Actively Learning Reinforcement Learning: A Stochastic Optimal Control Approach
Mohammad S. Ramadan, Mahmoud A. Hayajnh, Michael T. Tolley, Kyriakos G. Vamvoudakis
TL;DR
This work addresses RL's vulnerability to model mismatch and safety concerns by embedding active information gathering into a stochastic optimal control (SOC) framework. It replaces the intractable, full information-state DP with an EKF-based wide-sense approximation and optimizes a policy via Deterministic Policy Gradient (DDPG) on the reduced state, yielding an agent that autonomously balances caution (safety under uncertainty) and probing (information gathering).

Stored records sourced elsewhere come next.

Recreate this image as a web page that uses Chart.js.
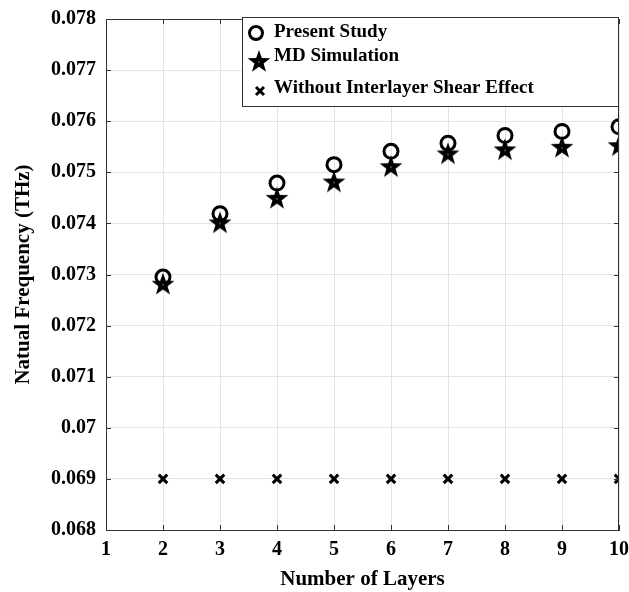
<!DOCTYPE html>
<html>
<head>
<meta charset="utf-8">
<script src="https://cdn.jsdelivr.net/npm/chart.js@4/dist/chart.umd.min.js"></script>
<style>
  html, body { margin: 0; padding: 0; background: #fff; }
  #wrap { width: 629px; height: 592px; }
</style>
</head>
<body>
<div id="wrap"><canvas id="freqChart" width="629" height="592"></canvas></div>
<script>
const layers = [2, 3, 4, 5, 6, 7, 8, 9, 10];
const presentStudy = [0.07295, 0.07419, 0.07479, 0.07515, 0.07541, 0.07557, 0.07572, 0.07580, 0.07589];
const mdSimulation = [0.07280, 0.07400, 0.07448, 0.07480, 0.07510, 0.07535, 0.07543, 0.07548, 0.07551];
const withoutShear = [0.069, 0.069, 0.069, 0.069, 0.069, 0.069, 0.069, 0.069, 0.069];
const seriesNames = ['Present Study', 'MD Simulation', 'Without Interlayer Shear Effect'];
const xTicks = [1, 2, 3, 4, 5, 6, 7, 8, 9, 10];
const yTicks = [0.068, 0.069, 0.07, 0.071, 0.072, 0.073, 0.074, 0.075, 0.076, 0.077, 0.078];

const FONT = "'Liberation Serif', 'Times New Roman', serif";
const EDGE = '#333333';

// filled five point star, like matlab's pentagram marker
function makeStar(r) {
    const size = Math.ceil(r * 2 + 2);
    const c = document.createElement('canvas');
    c.width = size;
    c.height = size;
    const g = c.getContext('2d');
    const cx = size / 2, cy = size / 2;
    const inner = r * 0.40;
    g.beginPath();
    for (let i = 0; i < 10; i++) {
        const rad = i % 2 === 0 ? r : inner;
        const a = -Math.PI / 2 + i * Math.PI / 5;
        const px = cx + rad * Math.cos(a);
        const py = cy + rad * Math.sin(a);
        if (i === 0) g.moveTo(px, py); else g.lineTo(px, py);
    }
    g.closePath();
    g.fillStyle = '#000';
    g.fill();
    g.fillStyle = '#fff';
    g.fillRect(cx - 0.5, cy - 0.5, 1, 1);
    return c;
}
const star = makeStar(12);

function toPoints(ys) {
    return layers.map((x, i) => ({ x: x, y: ys[i] }));
}

// top/right frame, inner ticks and the boxed legend
const framePlugin = {
    id: 'frame',
    afterDraw(chart) {
        const ctx = chart.ctx;
        const a = chart.chartArea;
        const xs = chart.scales.x, ys = chart.scales.y;
        ctx.save();
        ctx.strokeStyle = EDGE;
        ctx.lineWidth = 1;
        ctx.beginPath();
        ctx.moveTo(a.left, a.top + 0.5);
        ctx.lineTo(a.right - 0.5, a.top + 0.5);
        ctx.lineTo(a.right - 0.5, a.bottom);
        for (const v of xTicks) {
            const px = Math.round(xs.getPixelForValue(v)) + 0.5;
            ctx.moveTo(px, a.bottom);
            ctx.lineTo(px, a.bottom - 5);
            ctx.moveTo(px, a.top);
            ctx.lineTo(px, a.top + 5);
        }
        for (const v of yTicks) {
            const py = Math.round(ys.getPixelForValue(v)) + 0.5;
            ctx.moveTo(a.left, py);
            ctx.lineTo(a.left + 5, py);
            ctx.moveTo(a.right, py);
            ctx.lineTo(a.right - 5, py);
        }
        ctx.stroke();

        // legend
        const w = 377, h = 90;
        const lx = a.right - w, ly = a.top - 2;
        ctx.fillStyle = '#fff';
        ctx.fillRect(lx, ly, w, h);
        ctx.strokeRect(lx + 0.5, ly + 0.5, w - 1, h - 1);

        ctx.fillStyle = '#000';
        ctx.strokeStyle = '#000';
        ctx.lineWidth = 3;
        ctx.beginPath();
        ctx.arc(lx + 14, ly + 16, 6.5, 0, Math.PI * 2);
        ctx.stroke();
        ctx.drawImage(star, lx + 17 - star.width / 2, ly + 45 - star.height / 2);
        ctx.beginPath();
        ctx.moveTo(lx + 14, ly + 70);
        ctx.lineTo(lx + 22, ly + 78);
        ctx.moveTo(lx + 22, ly + 70);
        ctx.lineTo(lx + 14, ly + 78);
        ctx.stroke();

        ctx.font = 'bold 19px ' + FONT;
        ctx.textBaseline = 'middle';
        ctx.textAlign = 'left';
        ctx.fillText(seriesNames[0], lx + 32, ly + 15);
        ctx.fillText(seriesNames[1], lx + 32, ly + 39);
        ctx.fillText(seriesNames[2], lx + 32, ly + 71);
        ctx.restore();
    }
};

const ctx = document.getElementById('freqChart').getContext('2d');
new Chart(ctx, {
    type: 'scatter',
    data: {
        datasets: [{
            label: seriesNames[0],
            data: toPoints(presentStudy),
            pointStyle: 'circle',
            pointRadius: 7,
            pointBorderWidth: 3,
            borderColor: '#000',
            backgroundColor: 'rgba(0,0,0,0)',
            order: 2
        }, {
            label: seriesNames[1],
            data: toPoints(mdSimulation),
            pointStyle: star,
            borderColor: '#000',
            backgroundColor: '#000',
            order: 1
        }, {
            label: seriesNames[2],
            data: toPoints(withoutShear),
            pointStyle: 'crossRot',
            pointRadius: 6,
            pointBorderWidth: 3,
            borderColor: '#000',
            backgroundColor: '#000',
            order: 3
        }]
    },
    options: {
        responsive: false,
        animation: false,
        events: [],
        layout: { padding: 0 },
        plugins: {
            legend: { display: false },
            tooltip: { enabled: false }
        },
        scales: {
            x: {
                type: 'linear',
                min: 1,
                max: 10,
                afterBuildTicks: (scale) => { scale.ticks = xTicks.map(v => ({ value: v })); },
                afterFit: (scale) => {
                    scale.height = 62;
                    scale.paddingRight = 9;
                    scale.paddingLeft = 0;
                },
                ticks: {
                    color: '#000',
                    padding: 8,
                    maxRotation: 0,
                    font: { family: FONT, size: 20, weight: 'bold' }
                },
                grid: { color: '#e3e3e3', drawTicks: false },
                border: { color: EDGE, width: 1 },
                title: {
                    display: true,
                    text: 'Number of Layers',
                    color: '#000',
                    padding: { top: 0, bottom: 0 },
                    font: { family: FONT, size: 21, weight: 'bold' }
                }
            },
            y: {
                min: 0.068,
                max: 0.078,
                afterBuildTicks: (scale) => { scale.ticks = yTicks.map(v => ({ value: v })); },
                afterFit: (scale) => {
                    scale.width = 106;
                    scale.paddingTop = 19;
                    scale.paddingBottom = 0;
                },
                ticks: {
                    color: '#000',
                    padding: 10,
                    callback: (v) => String(Number(v.toFixed(3))),
                    font: { family: FONT, size: 20, weight: 'bold' }
                },
                grid: { color: '#e3e3e3', drawTicks: false },
                border: { color: EDGE, width: 1 },
                title: {
                    display: true,
                    text: 'Natual Frequency (THz)',
                    color: '#000',
                    padding: { top: 11, bottom: 0 },
                    font: { family: FONT, size: 21, weight: 'bold' }
                }
            }
        }
    },
    plugins: [framePlugin]
});
</script>
</body>
</html>
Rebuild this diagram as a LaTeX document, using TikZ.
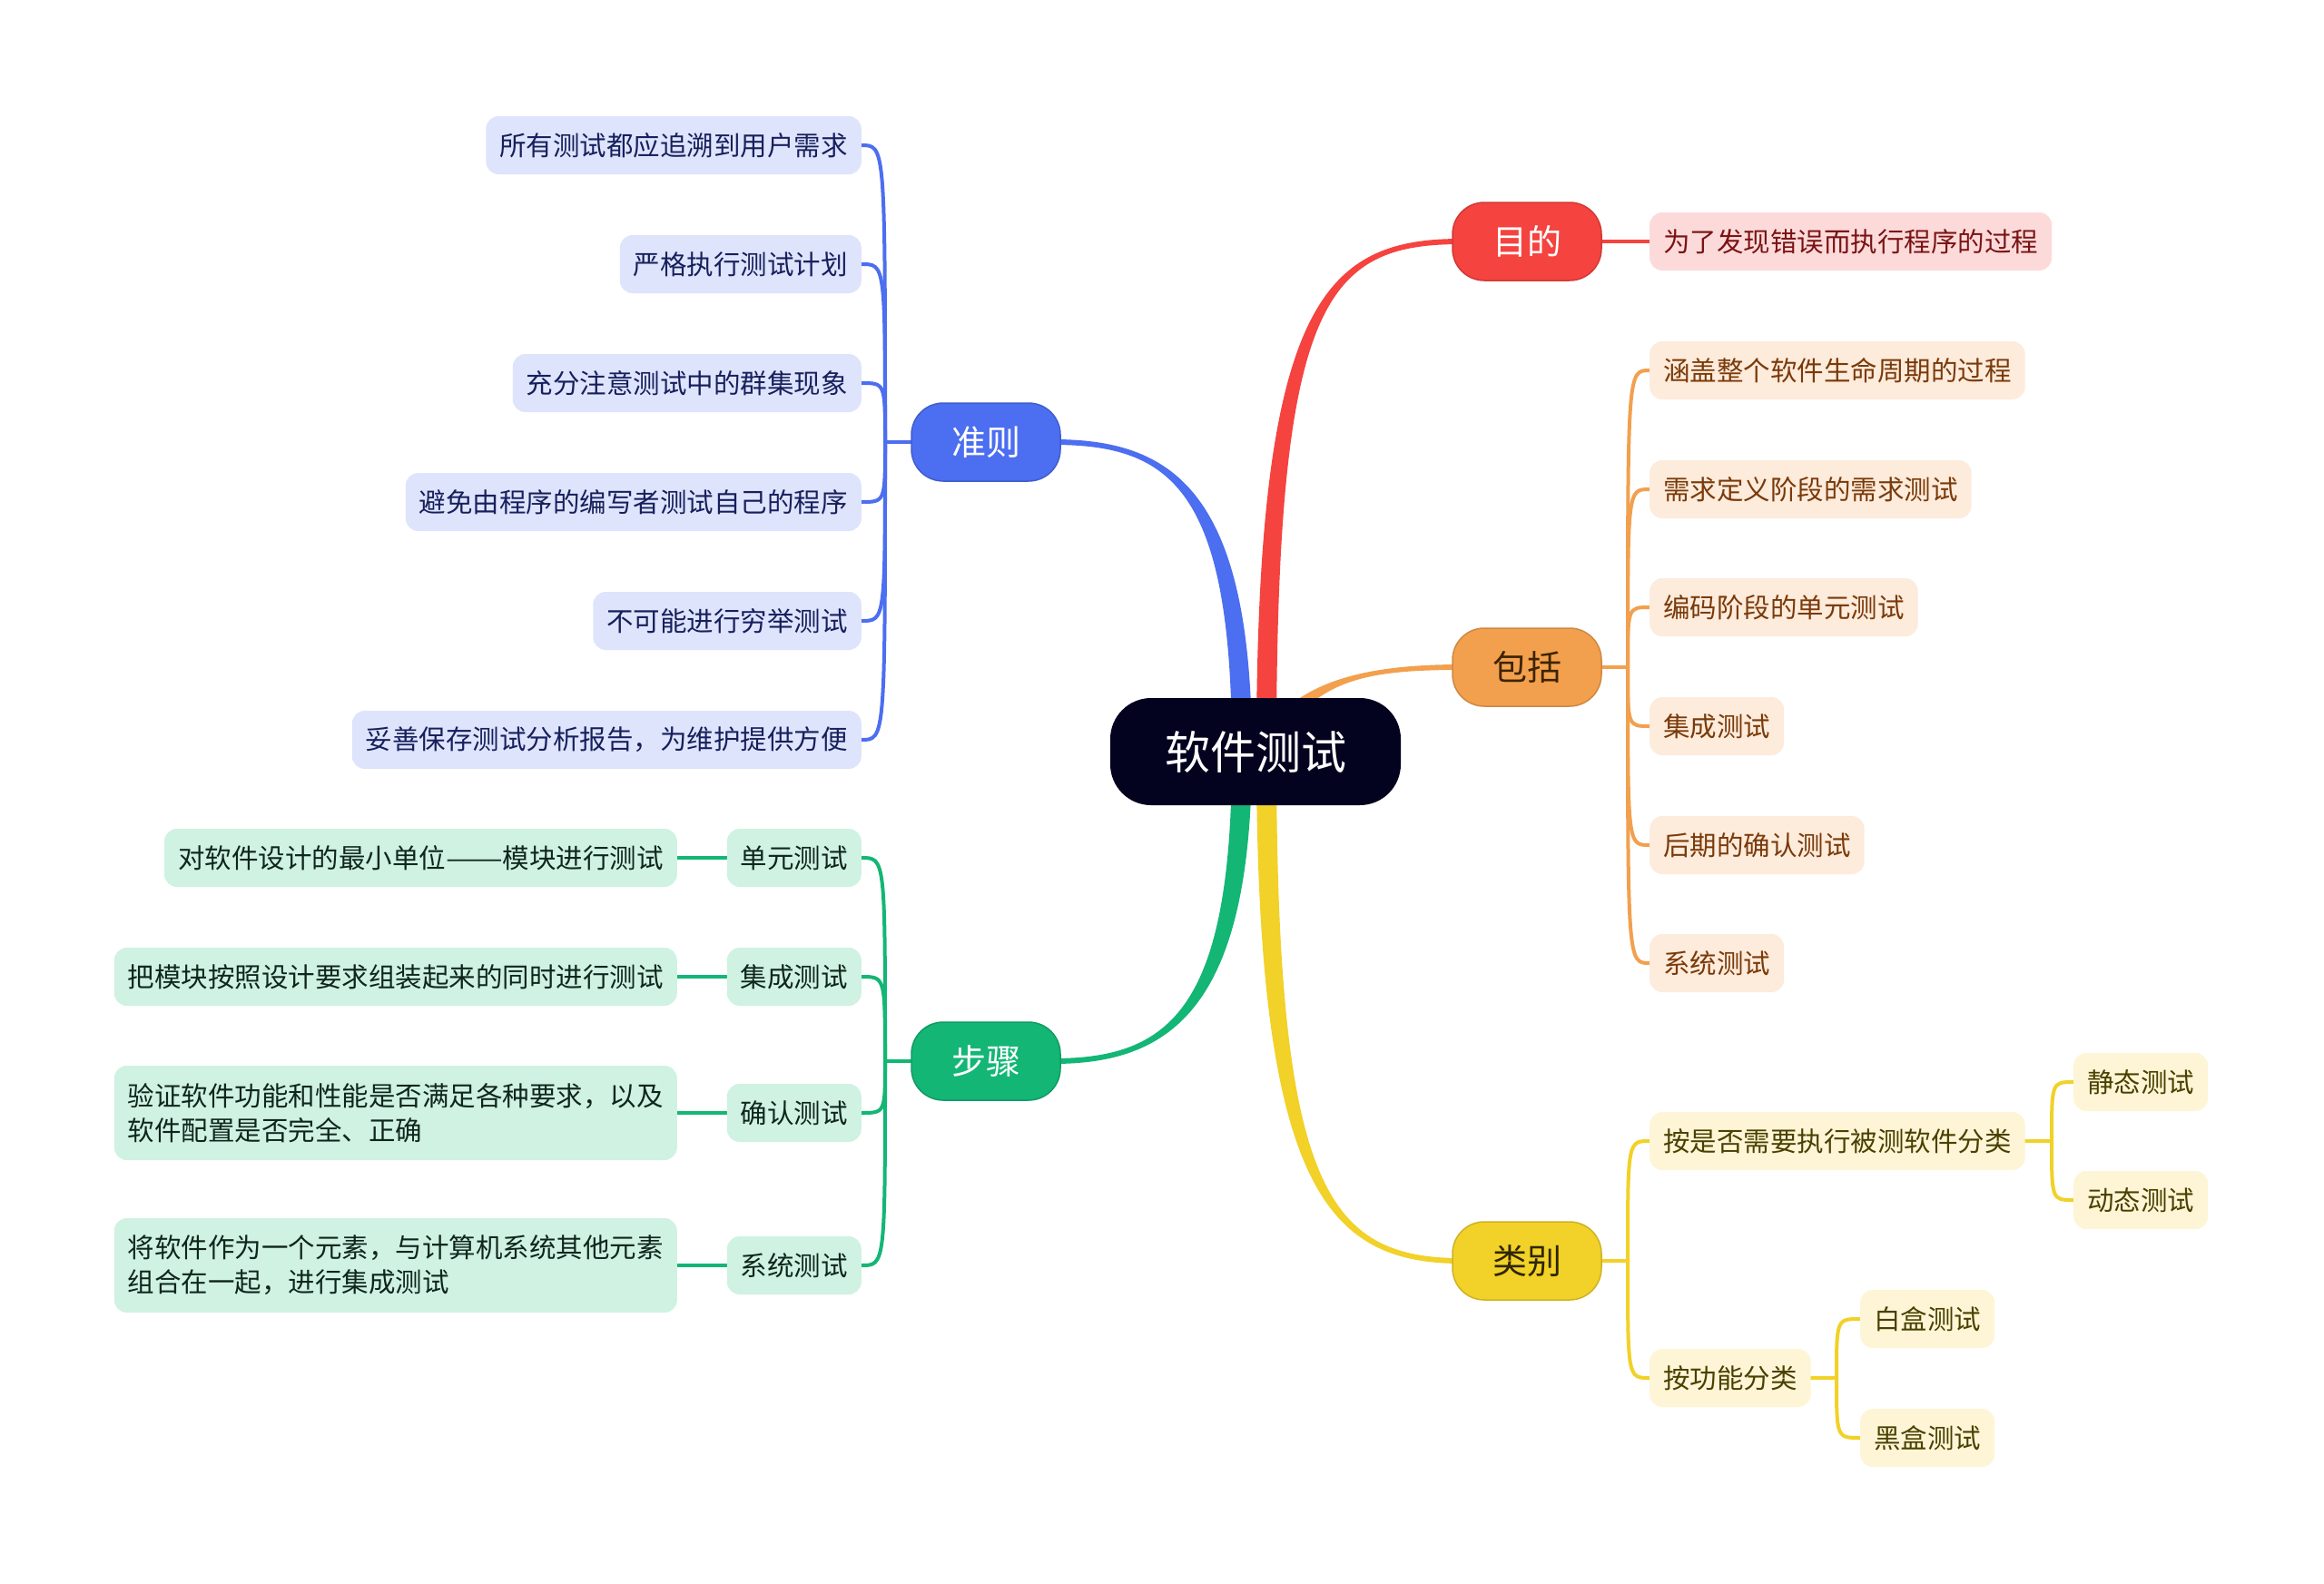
\documentclass[tikz,border=0pt]{standalone}
\usepackage{fontspec}
\setmainfont{Noto Sans CJK SC}
\definecolor{cdark}{HTML}{03021F}
\definecolor{cblue}{HTML}{4C6EF0}
\definecolor{cred}{HTML}{F5433F}
\definecolor{corange}{HTML}{F2A04E}
\definecolor{cgreen}{HTML}{13B675}
\definecolor{cyellow}{HTML}{F2D128}
\definecolor{lblue}{HTML}{DEE4FC}
\definecolor{lred}{HTML}{FDDADA}
\definecolor{lorange}{HTML}{FDEBDB}
\definecolor{lgreen}{HTML}{CFF2E2}
\definecolor{lyellow}{HTML}{FDF5D5}
\definecolor{tblue}{HTML}{17205C}
\definecolor{tred}{HTML}{7A1414}
\definecolor{torange}{HTML}{7A3A0A}
\definecolor{tgreen}{HTML}{10261C}
\definecolor{tyellow}{HTML}{4A4000}
\definecolor{tor}{HTML}{3D2300}
\definecolor{tyl}{HTML}{2E2600}
\pgfdeclarelayer{back}
\pgfdeclarelayer{bg}
\pgfsetlayers{back,bg,main}
\newcommand\brA[9]{\fill[#1] (#2-11,#3) .. controls (#4-11,#5) and (#6,#7-3) .. (#8,#9-3) -- (#8,#9+3) .. controls (#6,#7+3) and (#4+11,#5) .. (#2+11,#3) -- cycle;}
\newcommand\brB[9]{\fill[#1] (#2-11,#3) .. controls (#4-11,#5) and (#6,#7+3) .. (#8,#9+3) -- (#8,#9-3) .. controls (#6,#7-3) and (#4+11,#5) .. (#2+11,#3) -- cycle;}
\newcommand\lk[4]{\draw[conn=#1] (#2) .. controls (#2 |- #3.#4) and (#2 |- #3.#4) .. (#3.#4);}
\tikzset{
  cen/.style={fill=cdark, text=white, rounded corners=45, minimum width=320, minimum height=118, inner sep=0, font=\fontsize{50}{60}\selectfont},
  topic/.style={rounded corners=35, minimum width=164, minimum height=86, inner sep=0, line width=1.5, font=\fontsize{38}{46}\selectfont},
  leaf/.style={rounded corners=14, minimum height=64, inner xsep=15, inner ysep=0, align=left, font=\fontsize{29.5}{38}\selectfont},
  bleaf/.style={leaf, fill=lblue, text=tblue, anchor=east},
  gleaf/.style={leaf, fill=lgreen, text=tgreen, anchor=east},
  oleaf/.style={leaf, fill=lorange, text=torange, anchor=west},
  rleaf/.style={leaf, fill=lred, text=tred, anchor=west},
  yleaf/.style={leaf, fill=lyellow, text=tyellow, anchor=west},
  conn/.style={draw=#1, line width=4, line cap=round}
}
\begin{document}
\begin{tikzpicture}[x=1pt,y=-1pt]
\useasboundingbox (0,0) rectangle (2560,1745);
\begin{pgfonlayer}{back}
\fill[white] (0,0) rectangle (2560,1745);
\end{pgfonlayer}
% central and main topics
\node[cen] (c) at (1383,828) {软件测试};
\node[topic, fill=cblue, draw=cblue!85!black, text=white] (zz) at (1086,487) {准则};
\node[topic, fill=cred, draw=cred!85!black, text=white] (md) at (1682,266) {目的};
\node[topic, fill=corange, draw=corange!85!black, text=tor] (bk) at (1682,735) {包括};
\node[topic, fill=cgreen, draw=cgreen!85!black, text=white] (bz) at (1086,1169) {步骤};
\node[topic, fill=cyellow, draw=cyellow!85!black, text=tyl] (lb) at (1682,1389) {类别};
% 准则 leaves
\node[bleaf] (b1) at (949,160) {所有测试都应追溯到用户需求};
\node[bleaf] (b2) at (949,291) {严格执行测试计划};
\node[bleaf] (b3) at (949,422) {充分注意测试中的群集现象};
\node[bleaf] (b4) at (949,553) {避免由程序的编写者测试自己的程序};
\node[bleaf] (b5) at (949,684) {不可能进行穷举测试};
\node[bleaf] (b6) at (949,815) {妥善保存测试分析报告，为维护提供方便};
% 步骤
\node[gleaf] (g1) at (949,945) {单元测试};
\node[gleaf] (g2) at (949,1076) {集成测试};
\node[gleaf] (g3) at (949,1226) {确认测试};
\node[gleaf] (g4) at (949,1394) {系统测试};
\node[gleaf] (h1) at (746,945) {对软件设计的最小单位\scalebox{1.27}[1]{——}模块进行测试};
\node[gleaf] (h2) at (746,1076) {把模块按照设计要求组装起来的同时进行测试};
\node[gleaf, minimum height=104] (h3) at (746,1226) {验证软件功能和性能是否满足各种要求，以及\\软件配置是否完全、正确};
\node[gleaf, minimum height=104] (h4) at (746,1394) {将软件作为一个元素，与计算机系统其他元素\\组合在一起，进行集成测试};
% 目的
\node[rleaf] (r1) at (1817,266) {为了发现错误而执行程序的过程};
% 包括
\node[oleaf] (o1) at (1817,408) {涵盖整个软件生命周期的过程};
\node[oleaf] (o2) at (1817,539) {需求定义阶段的需求测试};
\node[oleaf] (o3) at (1817,669) {编码阶段的单元测试};
\node[oleaf] (o4) at (1817,800) {集成测试};
\node[oleaf] (o5) at (1817,931) {后期的确认测试};
\node[oleaf] (o6) at (1817,1061) {系统测试};
% 类别
\node[yleaf] (y1) at (1817,1257) {按是否需要执行被测软件分类};
\node[yleaf] (y2) at (1817,1518) {按功能分类};
\node[yleaf] (y3) at (2284,1192) {静态测试};
\node[yleaf] (y4) at (2284,1322) {动态测试};
\node[yleaf] (y5) at (2049,1453) {白盒测试};
\node[yleaf] (y6) at (2049,1584) {黑盒测试};
% junctions
\coordinate (jb) at (975,487);
\coordinate (jg) at (975,1169);
\coordinate (jo) at (1793,735);
\coordinate (jy) at (1793,1389);
\coordinate (jy1) at (2260,1257);
\coordinate (jy2) at (2023,1518);
\begin{pgfonlayer}{bg}
% main branches
\brB{cblue}{1368}{828}{1368}{539}{1290}{487}{1160}{487}
\brA{cgreen}{1368}{828}{1368}{1110}{1290}{1169}{1160}{1169}
\brA{cred}{1395}{828}{1395}{330}{1460}{266}{1610}{266}
\brB{cyellow}{1395}{828}{1395}{1306}{1460}{1389}{1610}{1389}
\brA{corange}{1410}{800}{1450}{745}{1520}{735}{1610}{735}
% blue
\draw[conn=cblue] (zz.west) -- (jb);
\foreach \n in {b1,b2,b3,b4,b5,b6}{\lk{cblue}{jb}{\n}{east}}
% green
\draw[conn=cgreen] (bz.west) -- (jg);
\foreach \n in {g1,g2,g3,g4}{\lk{cgreen}{jg}{\n}{east}}
\draw[conn=cgreen] (g1.west) -- (h1.east);
\draw[conn=cgreen] (g2.west) -- (h2.east);
\draw[conn=cgreen] (g3.west) -- (h3.east);
\draw[conn=cgreen] (g4.west) -- (h4.east);
% red
\draw[conn=cred] (md.east) -- (r1.west);
% orange
\draw[conn=corange] (bk.east) -- (jo);
\foreach \n in {o1,o2,o3,o4,o5,o6}{\lk{corange}{jo}{\n}{west}}
% yellow
\draw[conn=cyellow] (lb.east) -- (jy);
\foreach \n in {y1,y2}{\lk{cyellow}{jy}{\n}{west}}
\draw[conn=cyellow] (y1.east) -- (jy1);
\foreach \n in {y3,y4}{\lk{cyellow}{jy1}{\n}{west}}
\draw[conn=cyellow] (y2.east) -- (jy2);
\foreach \n in {y5,y6}{\lk{cyellow}{jy2}{\n}{west}}
\end{pgfonlayer}
\end{tikzpicture}
\end{document}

Key contributions include (i) a SOC-informed RL formulation with information-state tracking and a SOC-aware objective, (ii) an EKF-based tractable approximation of the information state, and (iii) an SOC-adapted DDPG algorithm with a gradient expression $\nabla_\theta J_\theta = \mathbb{E}[ \nabla_u \mathcal{Q}(\hat{\pi},u) \nabla_\theta \mu_\theta(\hat{\pi}) ]$. A numerical example shows the proposed method stabilizes a nonlinear partially observed system and avoids the divergence observed with certainty-equivalence LQG, while achieving acceptable performance with reasonable computation, highlighting its potential for safer, data-efficient control in real-world RL tasks.
Abstract
In this paper we propose a framework towards achieving two intertwined objectives: (i) equipping reinforcement learning with active exploration and deliberate information gathering, such that it regulates state and parameter uncertainties resulting from modeling mismatches and noisy sensory; and (ii) overcoming the computational intractability of stochastic optimal control. We approach both objectives by using reinforcement learning to compute the stochastic optimal control law. On one hand, we avoid the curse of dimensionality prohibiting the direct solution of the stochastic dynamic programming equation. On the other hand, the resulting stochastic optimal control reinforcement learning agent admits caution and probing, that is, optimal online exploration and exploitation. Unlike fixed exploration and exploitation balance, caution and probing are employed automatically by the controller in real-time, even after the learning process is terminated. We conclude the paper with a numerical simulation, illustrating how a Linear Quadratic Regulator with the certainty equivalence assumption may lead to poor performance and filter divergence, while our proposed approach is stabilizing, of an acceptable performance, and computationally convenient.